Dealing with being overwhelmed

The point at which you are overwhelmed is not the ideal time to be trying to find a strategy for dealing with this kind of thing. It is as well to have some plans in place before you are struck down. If you suffer from poor mental or physical health, you may be especially vulnerable to becoming overloaded. Here are some things I’ve noticed that I hope may prove helpful to others.

Rest is the best antidote to being overwhelmed. However, if everything is getting on top of you, then you may feel too panicked to rest, or unable to stop. If you are overloaded for too long, you may not remember how to stop, much less when to do it. It is important to plan rest time in advance if you think things are going to be tough. It’s good to be in the habit of planning rest time and setting time aside for it so that you have reminders that this is a thing you need to do. It’s surprising how easy it is to forget this in a crisis.

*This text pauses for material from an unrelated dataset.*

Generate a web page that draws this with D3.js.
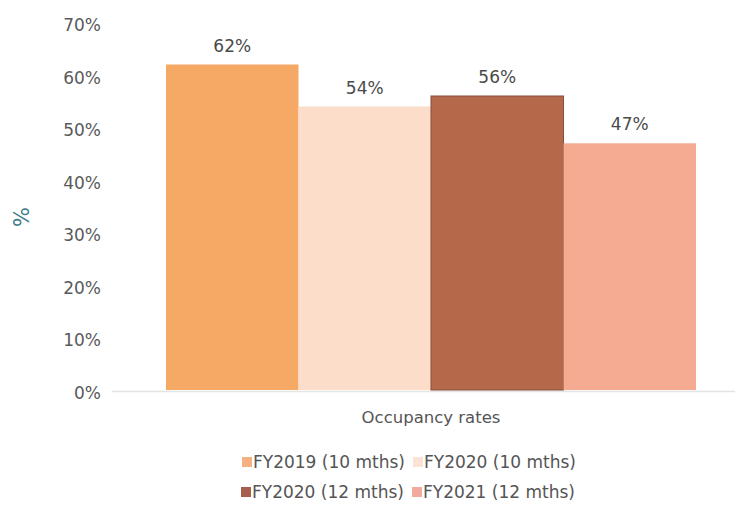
<!DOCTYPE html>
<html>
<head>
<meta charset="utf-8">
<script src="https://cdn.jsdelivr.net/npm/d3@7"></script>
<style>
  body { margin: 0; background: #fff; }
  text { font-family: "DejaVu Sans", Verdana, sans-serif; }
</style>
</head>
<body>
<div id="chart-area"></div>
<script>
// DATA-----------------------------------------------------------------------
const series = ['FY2019 (10 mths)', 'FY2020 (10 mths)', 'FY2020 (12 mths)', 'FY2021 (12 mths)']
const values = [62, 54, 56, 47]
const category = 'Occupancy rates'
const yTicks = [0, 10, 20, 30, 40, 50, 60, 70]
const barColors = ['#f6a964', '#fbddca', '#b3694a', '#f5ab92']
const legendColors = ['#f4b283', '#fbe3d6', '#a65e4e', '#f1aa9c']

// SVG-----------------------------------------------------------------------
const W = 741, H = 506
const svg = d3.select('#chart-area').append('svg')
  .attr('width', W)
  .attr('height', H)

// SCALES--------------------------------------------------------------------
const yScale = d3.scaleLinear().domain([0, 70]).range([390, 22.5])
const xScale = d3.scaleBand().domain(series).range([166, 696]).padding(0)
const cScale = d3.scaleOrdinal().domain(series).range(barColors)
const lScale = d3.scaleOrdinal().domain(series).range(legendColors)

// AXES----------------------------------------------------------------------
const yAxis = d3.axisLeft(yScale)
  .tickValues(yTicks)
  .tickFormat(d => d + '%')
  .tickSize(0)
  .tickPadding(0)
const gAxisY = svg.append('g')
  .attr('transform', 'translate(101, 3)')
  .call(yAxis)
gAxisY.select('.domain').remove()
gAxisY.selectAll('text')
  .attr('fill', '#5a5a5a')
  .style('font-size', '17px')
  .style('font-family', '"DejaVu Sans", Verdana, sans-serif')

// baseline
svg.append('line')
  .attr('x1', 112).attr('x2', 735)
  .attr('y1', yScale(0) + 1.5).attr('y2', yScale(0) + 1.5)
  .attr('stroke', '#e4e4e4')
  .attr('stroke-width', 1.5)

// y title
svg.append('text')
  .attr('transform', 'translate(22, 217) rotate(-90)')
  .attr('text-anchor', 'middle')
  .attr('dy', '0.35em')
  .attr('fill', '#3c7d8a')
  .style('font-size', '21px')
  .text('%')

// BARS----------------------------------------------------------------------
svg.selectAll('rect.bar').data(series).enter().append('rect')
  .attr('class', 'bar')
  .attr('x', d => xScale(d))
  .attr('y', (d, i) => yScale(values[i]))
  .attr('width', xScale.bandwidth())
  .attr('height', (d, i) => yScale(0) - yScale(values[i]))
  .attr('fill', d => cScale(d))
  .attr('stroke', (d, i) => i === 2 ? '#8a4c3a' : 'none')
  .attr('stroke-width', 1)

// value labels
svg.selectAll('text.val').data(series).enter().append('text')
  .attr('class', 'val')
  .attr('x', d => xScale(d) + xScale.bandwidth() / 2)
  .attr('y', (d, i) => yScale(values[i]) - 13)
  .attr('text-anchor', 'middle')
  .attr('fill', '#4a4a4a')
  .style('font-size', '17px')
  .text((d, i) => values[i] + '%')

// category label
svg.append('text')
  .attr('x', 431).attr('y', 423)
  .attr('text-anchor', 'middle')
  .attr('fill', '#555')
  .style('font-size', '16.5px')
  .text(category)

// LEGEND--------------------------------------------------------------------
const legendPos = [[242, 462], [413, 462], [241, 492], [412, 492]]
const legend = svg.selectAll('g.legend').data(series).enter().append('g')
  .attr('class', 'legend')
  .attr('transform', (d, i) => `translate(${legendPos[i][0]}, ${legendPos[i][1]})`)
legend.append('rect')
  .attr('x', 0).attr('y', -5)
  .attr('width', 10).attr('height', 10)
  .attr('fill', d => lScale(d))
legend.append('text')
  .attr('x', 11).attr('y', 0)
  .attr('dy', '0.36em')
  .attr('fill', '#555')
  .style('font-size', '17px')
  .text(d => d)
</script>
</body>
</html>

Good things can also be overwhelming. I find this one all too easy to forget and am often caught out by it. Good things need processing and digesting too, and need recovery time.

Know what helps you process things and cope. For some of us, reading, or walking, or crafting can be a quick route back to sanity. Know what works, and make sure that the people around you also know what works. That way, if you are overwhelmed and unable to think straight, someone else may be able to steer you towards the wool, or the woods, as required.

Planning ahead is good – if you know something is likely to be tough, planning the rest and recovery time is a good idea. Pacing is good – pay attention to your limits and respect them more of the time than not and you may be able to stay on top of things. However, it is so easy to be knocked sideways by the unexpected, and you can’t see everything coming. Try to keep some slack in your routines so that you can deal with the unexpected. Don’t be hard on yourself if you’re caught out by things you didn’t anticipate.

Anyone can be overloaded. A person who is overloaded too much and for too long will find their mental and physical health deteriorating. None of us cope with this well. There is no shame in being unable to bear the unbearable. There should be considerably more shame attendant on piling stress onto people, with unreasonable deadlines, impossible workloads, unfair demands on time and so forth. There should be considerable shame in asking people to act like everything is on fire, every day. Too many employers do it. The government does it to us as well.